- Posted July 8, 2011 by
This iReport is part of an assignment:
How does your culture use rice?
Medicinal uses of rice in Nigerian culture
Rice is being used in many part of the world for different purposes, some as food while some are medicinal. As a matter of fact, the use of rice as food is medicinal since food consumption in itself is not different from taking medicine.
Rice is believed by some to have medicinal properties. Although, this is not scientifically proven effective, it has been used in many countries for medicinal purpose according to health reports. For instance in Nigeria, Rice polishings-the bran-is extracted and used as an excellent source of Vitamin B to prevent and cure beri-beri.
In Malaysia, In the Medicinal Book of Malayan Medicine, it is prescribed that boiled rice "greens" can be used as an eye lotion and for use with acute inflammation of the inner body tissues. The book also recommends applying a mixture of dried, powdered rice on certain skin ailments, while in Cambodia, The hulls (husk) of mature rice plants are considered useful for treating dysentery. The hulls of a three-month old rice plant are thought to be diuretic.
Meanwhile in China, they believe rice strengthens the spleen, as well as "weak stomach," increases appetite, and cures indigestion. Dried sprouted rice grains were once used as an external medicine to aid in digestion, give tone to muscles, and expel gas from the stomach and intestines.
In India, Rice water is prescribed by the Pharmacopoeia of India as an ointment to counteract inflamed surface.
However, apart from the previously mentioned medicinal use of rice among Nigerians, for people in the south western region of Nigeria-the Yorubas, it is also used to produce a medicinal kind of pap called Gbangba, this is done by grinding the rice into liquid form, after this the liquid rice is cooked with lemon grass, lemon orange and grape. It is believed to have medicinal power that can cure malaria when served hot.

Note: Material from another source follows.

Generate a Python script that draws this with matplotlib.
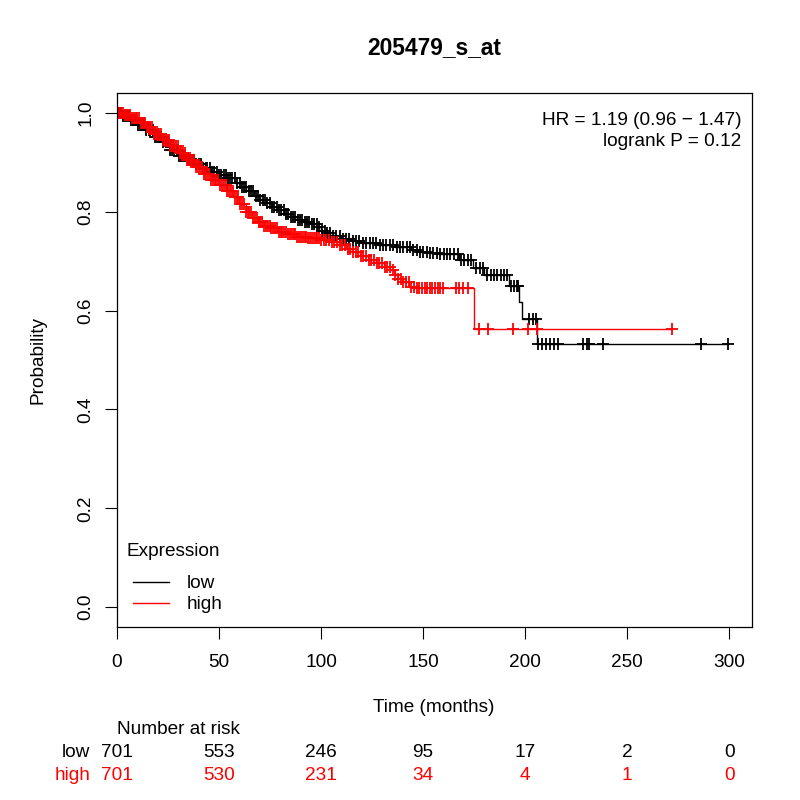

For people in the northern part of Nigeria, rice is an indispensable food, apart from mere cooking it which hardly happens, it is often used for producing tuwo or tuwoshinkafa-a rice flour made from the grinding of rice into powder form. This flour is however baked and made ready for consumption with the aid of delicious stew.
While preparing the soup, most of the times spices and other vegetables such as spinach, pumpkin, or okra are added to the soup. The stew is prepared with meat, which can include goat or cow meat but not pork due to Islamic religion restrictions. Beans, peanuts, and milk are also served as a complementary protein diet for the Hausa people.
For the Igbo people of the eastern part of Nigeria there is no much modification to the use of rice, it is cooked as either fried rice or jollof rice.